Commodore Power/Play
- February/March 1986 issue
- Frequency: Bi-monthly
- Publisher: Commodore Business Machines
- Founded: 1982
- Final issue Number: October/November 1986 Volume 5, Number 5 (Issue 23)
- Country: United States
- Based in: West Chester, Pennsylvania
- Language: English

= Commodore Power/Play =

US computer magazine

Commodore Power/Play was one of a pair of computer magazines published by Commodore Business Machines in the United States in support of their 8-bit home computer lines of the 1980s. The other was called Commodore Interface, changed to just Commodore in 1981, Commodore Microcomputer in 1983, and finally to Commodore Microcomputers in 1984 and for the rest of its run. The two magazines were published on an alternating, bimonthly schedule.

==History and profile==
Power/Play was started in 1982 as a quarterly publication.
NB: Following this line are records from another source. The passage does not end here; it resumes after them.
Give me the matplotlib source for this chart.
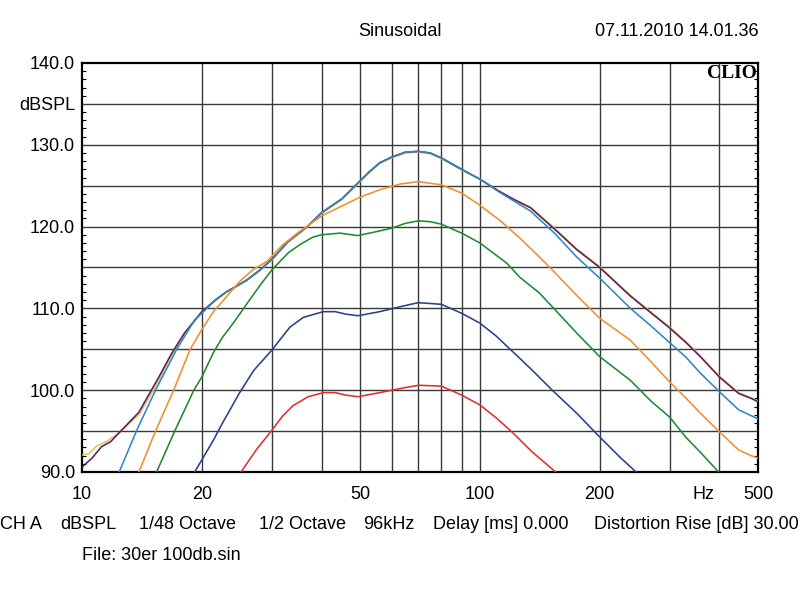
import numpy as np
from matplotlib import pyplot as plt
from matplotlib.ticker import FixedLocator, MultipleLocator

plt.rcParams['font.family'] = ['Liberation Sans', 'DejaVu Sans']

# curves (Hz, dBSPL)
f_purple = [10, 10.6, 11.2, 11.8, 12.4, 13.1, 13.9, 14.7, 15.6, 16.8, 18.1, 20, 21.6, 23, 24.2, 26, 28, 30, 33, 36.8,
            40, 45, 50, 53, 56, 60, 65, 70, 75, 80, 90, 100, 112, 122, 134, 154, 175, 200, 239, 270, 300, 330,
            358, 400, 447, 480, 500]
db_purple = [90.6, 91.7, 93.1, 93.7, 94.8, 96.0, 97.3, 99.4, 101.6, 104.5, 107.0, 109.6, 111.0, 112.0, 112.6, 113.5, 114.7, 116.0, 118.2, 120.0,
             121.7, 123.4, 125.6, 126.8, 127.8, 128.5, 129.1, 129.2, 129.0, 128.4, 127.0, 125.8, 124.3, 123.3, 122.3, 119.7, 117.2, 115.0, 111.5, 109.4, 107.6, 105.8,
             104.1, 101.6, 99.6, 99.0, 98.6]

f_yellow = [10, 10.4, 10.9, 11.5, 12.4, 13.1, 13.9, 14.7, 15.6, 16.8, 18.1, 20, 21.6, 23, 24.2, 26, 28, 30, 33, 36.8,
            40, 45, 50, 53, 56, 60, 65, 70, 75, 80, 90, 100, 112, 122, 134, 154, 175, 200, 239, 270, 300, 330,
            358, 400, 447, 480, 500]
db_yellow = [92.1, 92.2, 93.2, 93.7, 94.8, 95.9, 97.0, 99.0, 101.2, 104.3, 106.9, 109.5, 110.9, 111.9, 112.5, 113.4, 114.6, 115.9, 118.1, 119.9,
             121.6, 123.3, 125.5, 126.7, 127.7, 128.4, 129.0, 129.1, 128.9, 128.3, 126.9, 125.8, 124.3, 123.3, 122.4, 119.8, 117.3, 115.1, 111.6, 109.5, 107.7, 105.9,
             104.2, 101.7, 99.7, 99.1, 98.7]

f_blue = [12.4, 13.7, 15.3, 17.3, 19.2, 20, 21.6, 23, 24.2, 26, 28, 30, 33, 36.8,
          40, 45, 50, 53, 56, 60, 65, 70, 75, 80, 90, 100, 112, 122, 134, 154, 175, 200, 239, 270, 300, 330,
          358, 400, 447, 480, 500]
db_blue = [90.0, 95.0, 100.0, 105.0, 108.6, 109.4, 111.0, 112.0, 112.6, 113.5, 114.7, 116.0, 118.2, 120.0,
           121.7, 123.4, 125.6, 126.8, 127.8, 128.5, 129.1, 129.2, 129.0, 128.4, 127.0, 125.8, 124.2, 123.1, 121.9, 119.2, 116.3, 113.7, 110.0, 107.8, 105.8, 104.0,
           102.1, 99.8, 97.6, 96.9, 96.5]

f_orange = [13.9, 15.3, 17.0, 18.7, 20, 21.4, 22.5, 24.9, 27, 29.1, 32, 35, 40, 44.5, 50, 56, 63, 70, 80, 90, 100, 112,
            126, 141, 152, 175, 200, 239, 270, 300, 330, 358, 400, 447, 480, 500]
db_orange = [90.0, 95.0, 100.0, 105.0, 107.4, 109.6, 110.8, 113.3, 114.8, 115.7, 117.8, 119.3, 121.3, 122.4, 123.6, 124.5, 125.2, 125.5, 125.1, 124.1, 122.6, 120.8,
             118.6, 116.3, 114.7, 111.6, 108.8, 106.1, 103.4, 101.0, 99.0, 97.2, 94.9, 92.7, 92.0, 91.7]

f_green = [15.4, 17.1, 19.1, 20, 21.4, 22.5, 24, 26, 28, 30, 33, 35.3, 38, 40, 44.5, 49.3, 54, 60, 65, 70, 75, 80, 90, 100,
           117, 126, 141, 152, 175, 200, 239, 270, 300, 330, 360, 398]
db_green = [90.0, 95.0, 100.0, 101.6, 104.6, 106.4, 108.2, 110.6, 112.8, 114.7, 116.8, 117.8, 118.7, 119.0, 119.2, 118.9, 119.3, 119.8, 120.4, 120.7, 120.6, 120.3, 119.2, 118.0,
            115.5, 113.8, 111.9, 110.2, 107.0, 104.1, 101.2, 98.6, 96.7, 94.2, 92.3, 90.0]

f_navy = [19.2, 21.4, 22.5, 24.9, 27, 30, 33.3, 36, 40.4, 43.3, 46, 49.4, 56, 63, 70, 80, 90, 100, 110, 121, 135, 152,
          175, 198, 225, 247]
db_navy = [90.0, 93.9, 95.9, 99.7, 102.4, 104.9, 107.7, 108.9, 109.6, 109.6, 109.3, 109.1, 109.6, 110.2, 110.7, 110.5, 109.4, 108.2, 106.6, 104.7, 102.5, 100.0,
           97.2, 94.5, 91.8, 90.0]

f_red = [25.1, 27.5, 30, 32, 33.9, 37, 40.4, 43.3, 46, 49.4, 56, 63, 70, 80, 90, 100, 110, 121, 135, 155]
db_red = [90.0, 92.8, 95.1, 96.9, 98.1, 99.2, 99.7, 99.7, 99.4, 99.2, 99.7, 100.2, 100.6, 100.5, 99.4, 98.2, 96.6, 94.8, 92.5, 90.0]

curves = [
    (f_yellow, db_yellow, '#d9cb55'),
    (f_purple, db_purple, '#5e1d5e'),
    (f_blue, db_blue, '#2f88c4'),
    (f_orange, db_orange, '#f08f2e'),
    (f_green, db_green, '#1f8a2e'),
    (f_navy, db_navy, '#2b3f8f'),
    (f_red, db_red, '#e0302c'),
]

x_grid = [20, 30, 40, 50, 60, 70, 80, 90, 100, 200, 300, 400]
x_ticks = [10, 20, 50, 100, 200, 365, 500]
x_labels = ['10', '20', '50', '100', '200', 'Hz', '500']
y_ticks = [90, 95, 100, 105, 110, 115, 120, 125, 130, 135, 140]
y_labels = ['90.0', '', '100.0', '', '110.0', '', '120.0', '', '130.0', 'dBSPL', '140.0']

footer = [(0.0, 'CH A'), (60, 'dBSPL'), (139, '1/48 Octave'), (259, '1/2 Octave'), (363, '96kHz'),
          (433, 'Delay [ms] 0.000'), (594, 'Distortion Rise [dB] 30.00')]

fig = plt.figure(figsize=(8, 5.97), dpi=100)
ax = fig.add_axes([0.1025, 0.2094, 0.845, 0.6851])

for f, db, c in curves:
    ax.plot(f, db, color=c, lw=1.15, zorder=3)

ax.set_xscale('log')
ax.set_xlim(10, 500)
ax.set_ylim(90, 140)

for xv in x_grid:
    ax.axvline(xv, color='#3a3a3a', lw=1.0, zorder=1)
for yv in y_ticks[1:-1]:
    ax.axhline(yv, color='#3a3a3a', lw=1.0, zorder=1)

ax.xaxis.set_major_locator(FixedLocator(x_ticks))
ax.xaxis.set_minor_locator(FixedLocator([]))
ax.set_xticklabels(x_labels)
ax.tick_params(axis='x', length=0, pad=10, labelsize=13)

ax.yaxis.set_major_locator(FixedLocator(y_ticks))
ax.set_yticklabels(y_labels)
ax.yaxis.set_minor_locator(MultipleLocator(1))
ax.tick_params(axis='y', which='major', length=0, pad=5, labelsize=13)
ax.tick_params(axis='y', which='minor', direction='in', length=3, width=0.8, left=True, right=True)

for s in ax.spines.values():
    s.set_linewidth(1.6)
    s.set_color('black')

ax.text(0.998, 0.995, 'CLIO', transform=ax.transAxes, ha='right', va='top',
        fontsize=14, fontweight='bold', family=['Liberation Serif', 'DejaVu Serif'])

fig.text(0.5, 0.948, 'Sinusoidal', ha='center', va='center', fontsize=13)
fig.text(0.948, 0.948, '07.11.2010 14.01.36', ha='right', va='center', fontsize=13)
for px, txt in footer:
    fig.text(px / 800, 0.122, txt, ha='left', va='center', fontsize=13)
fig.text(0.1025, 0.069, 'File: 30er 100db.sin', ha='left', va='center', fontsize=13)

fig.savefig('out.png', dpi=100, facecolor='white')
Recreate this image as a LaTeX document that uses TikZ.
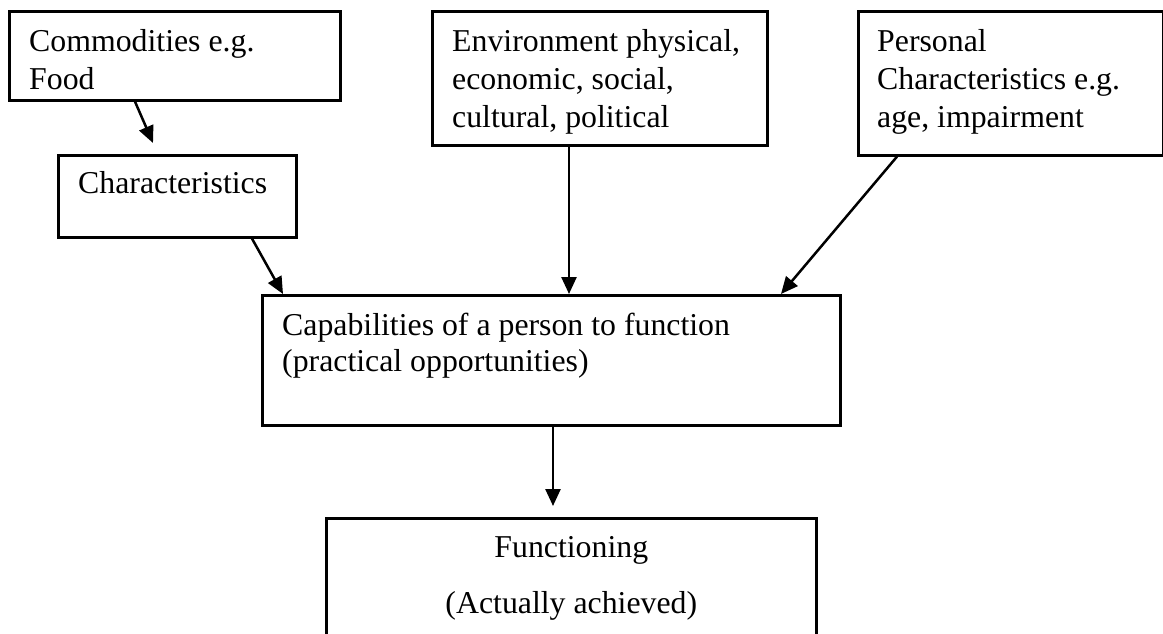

The magazine was targeted at the home computer user, emphasizing video games, educational and hobbyist uses of the Commodore 64/128 and VIC-20 models. Commodore Microcomputers initially served Commodore's business customers using the PET and CBM lines but as the business market segments standardized on CP/M and later MS-DOS, the coverage of the two magazines essentially overlapped, until the November 1986 issue, when both magazines were switched from a bi-monthly to a monthly schedule and retitled Commodore Magazine.